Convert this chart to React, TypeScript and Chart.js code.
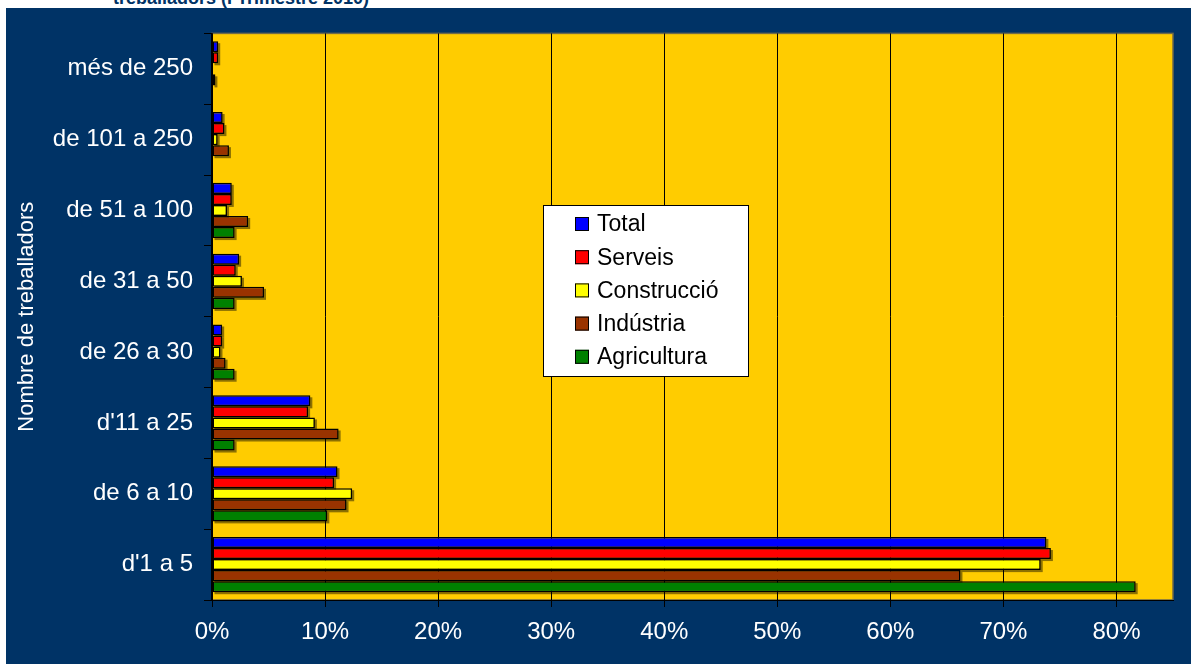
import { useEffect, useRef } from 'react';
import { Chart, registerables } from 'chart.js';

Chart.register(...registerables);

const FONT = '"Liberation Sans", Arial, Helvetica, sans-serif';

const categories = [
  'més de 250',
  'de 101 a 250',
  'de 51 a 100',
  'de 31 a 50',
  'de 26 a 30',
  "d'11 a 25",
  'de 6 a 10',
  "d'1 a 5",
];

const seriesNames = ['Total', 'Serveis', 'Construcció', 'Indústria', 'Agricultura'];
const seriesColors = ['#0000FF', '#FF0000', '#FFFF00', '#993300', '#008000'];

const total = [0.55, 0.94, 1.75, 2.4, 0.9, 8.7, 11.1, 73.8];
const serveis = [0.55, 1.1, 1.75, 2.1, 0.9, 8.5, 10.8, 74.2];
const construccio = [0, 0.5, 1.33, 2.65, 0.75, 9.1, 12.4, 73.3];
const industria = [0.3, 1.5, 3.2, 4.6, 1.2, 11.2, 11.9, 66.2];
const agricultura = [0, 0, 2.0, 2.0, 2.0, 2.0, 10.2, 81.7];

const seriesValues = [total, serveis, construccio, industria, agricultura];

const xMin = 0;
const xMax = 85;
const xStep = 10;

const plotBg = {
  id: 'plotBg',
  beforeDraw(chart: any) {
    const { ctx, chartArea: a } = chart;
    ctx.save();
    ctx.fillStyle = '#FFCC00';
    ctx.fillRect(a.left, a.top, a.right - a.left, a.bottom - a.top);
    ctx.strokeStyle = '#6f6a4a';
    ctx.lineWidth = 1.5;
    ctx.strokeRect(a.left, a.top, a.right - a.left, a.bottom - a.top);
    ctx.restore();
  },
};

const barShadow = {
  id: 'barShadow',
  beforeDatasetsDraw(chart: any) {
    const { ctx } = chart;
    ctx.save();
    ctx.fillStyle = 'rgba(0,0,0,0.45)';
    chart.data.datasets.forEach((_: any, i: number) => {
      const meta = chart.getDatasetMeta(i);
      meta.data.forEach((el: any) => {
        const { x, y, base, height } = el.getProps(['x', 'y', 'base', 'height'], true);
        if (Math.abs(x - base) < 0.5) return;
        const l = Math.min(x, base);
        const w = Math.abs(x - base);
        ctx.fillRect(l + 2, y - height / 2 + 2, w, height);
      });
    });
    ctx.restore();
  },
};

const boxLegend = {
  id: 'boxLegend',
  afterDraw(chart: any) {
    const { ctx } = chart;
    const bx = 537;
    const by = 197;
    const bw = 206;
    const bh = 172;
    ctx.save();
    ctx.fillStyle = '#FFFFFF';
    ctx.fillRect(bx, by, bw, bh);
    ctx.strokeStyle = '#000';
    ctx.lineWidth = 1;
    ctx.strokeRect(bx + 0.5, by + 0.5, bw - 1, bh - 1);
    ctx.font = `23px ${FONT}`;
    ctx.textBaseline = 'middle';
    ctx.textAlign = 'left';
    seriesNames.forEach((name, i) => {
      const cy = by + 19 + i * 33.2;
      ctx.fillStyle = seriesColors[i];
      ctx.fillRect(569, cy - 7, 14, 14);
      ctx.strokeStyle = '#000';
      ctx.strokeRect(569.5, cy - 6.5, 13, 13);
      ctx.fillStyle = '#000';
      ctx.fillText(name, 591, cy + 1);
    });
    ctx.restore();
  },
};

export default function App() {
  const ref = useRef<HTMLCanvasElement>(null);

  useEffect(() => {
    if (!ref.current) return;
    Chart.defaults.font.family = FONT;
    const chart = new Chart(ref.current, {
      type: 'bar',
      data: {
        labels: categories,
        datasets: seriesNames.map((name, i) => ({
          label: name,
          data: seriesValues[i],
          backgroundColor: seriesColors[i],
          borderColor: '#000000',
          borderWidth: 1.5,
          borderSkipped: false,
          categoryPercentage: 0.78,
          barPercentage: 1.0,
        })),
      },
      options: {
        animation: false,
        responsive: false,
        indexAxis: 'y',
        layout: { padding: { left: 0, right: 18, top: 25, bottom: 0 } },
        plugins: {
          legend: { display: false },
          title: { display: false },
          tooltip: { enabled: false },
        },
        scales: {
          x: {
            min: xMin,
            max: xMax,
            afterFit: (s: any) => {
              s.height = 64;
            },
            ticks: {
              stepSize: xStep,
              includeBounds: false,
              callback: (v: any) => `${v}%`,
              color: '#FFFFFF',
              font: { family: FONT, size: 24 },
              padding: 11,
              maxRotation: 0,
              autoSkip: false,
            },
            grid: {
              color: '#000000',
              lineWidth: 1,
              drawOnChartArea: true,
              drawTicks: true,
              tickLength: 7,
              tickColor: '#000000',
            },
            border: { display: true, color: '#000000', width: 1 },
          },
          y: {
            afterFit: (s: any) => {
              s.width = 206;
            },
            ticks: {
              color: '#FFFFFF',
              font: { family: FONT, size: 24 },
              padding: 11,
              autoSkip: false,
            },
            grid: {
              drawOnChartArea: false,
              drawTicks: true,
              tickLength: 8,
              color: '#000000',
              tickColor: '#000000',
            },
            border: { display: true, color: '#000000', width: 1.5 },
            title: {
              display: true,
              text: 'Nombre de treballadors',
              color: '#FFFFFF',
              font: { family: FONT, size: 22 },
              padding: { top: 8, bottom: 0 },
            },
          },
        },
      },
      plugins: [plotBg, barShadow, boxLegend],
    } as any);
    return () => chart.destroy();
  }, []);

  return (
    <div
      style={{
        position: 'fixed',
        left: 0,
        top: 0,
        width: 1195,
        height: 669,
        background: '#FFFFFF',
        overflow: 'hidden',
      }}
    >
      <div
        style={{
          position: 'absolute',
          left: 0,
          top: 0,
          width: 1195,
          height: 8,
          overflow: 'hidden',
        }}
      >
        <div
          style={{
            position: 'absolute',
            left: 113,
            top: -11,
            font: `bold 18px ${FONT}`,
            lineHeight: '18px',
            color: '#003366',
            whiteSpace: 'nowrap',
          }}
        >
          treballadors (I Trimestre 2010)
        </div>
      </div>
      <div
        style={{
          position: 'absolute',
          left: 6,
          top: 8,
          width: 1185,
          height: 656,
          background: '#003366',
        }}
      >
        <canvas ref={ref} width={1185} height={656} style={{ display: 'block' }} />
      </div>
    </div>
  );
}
################
Directive =
Only lines belong in the copy: transcribe those from the start of the data through the line that contains "const xStep = 10;", and skip the pictures.

Result of this exercise =
Convert this chart to React, TypeScript and Chart.js code.
import { useEffect, useRef } from 'react';
import { Chart, registerables } from 'chart.js';

Chart.register(...registerables);

const FONT = '"Liberation Sans", Arial, Helvetica, sans-serif';

const categories = [
  'més de 250',
  'de 101 a 250',
  'de 51 a 100',
  'de 31 a 50',
  'de 26 a 30',
  "d'11 a 25",
  'de 6 a 10',
  "d'1 a 5",
];

const seriesNames = ['Total', 'Serveis', 'Construcció', 'Indústria', 'Agricultura'];
const seriesColors = ['#0000FF', '#FF0000', '#FFFF00', '#993300', '#008000'];

const total = [0.55, 0.94, 1.75, 2.4, 0.9, 8.7, 11.1, 73.8];
const serveis = [0.55, 1.1, 1.75, 2.1, 0.9, 8.5, 10.8, 74.2];
const construccio = [0, 0.5, 1.33, 2.65, 0.75, 9.1, 12.4, 73.3];
const industria = [0.3, 1.5, 3.2, 4.6, 1.2, 11.2, 11.9, 66.2];
const agricultura = [0, 0, 2.0, 2.0, 2.0, 2.0, 10.2, 81.7];

const seriesValues = [total, serveis, construccio, industria, agricultura];

const xMin = 0;
const xMax = 85;
const xStep = 10;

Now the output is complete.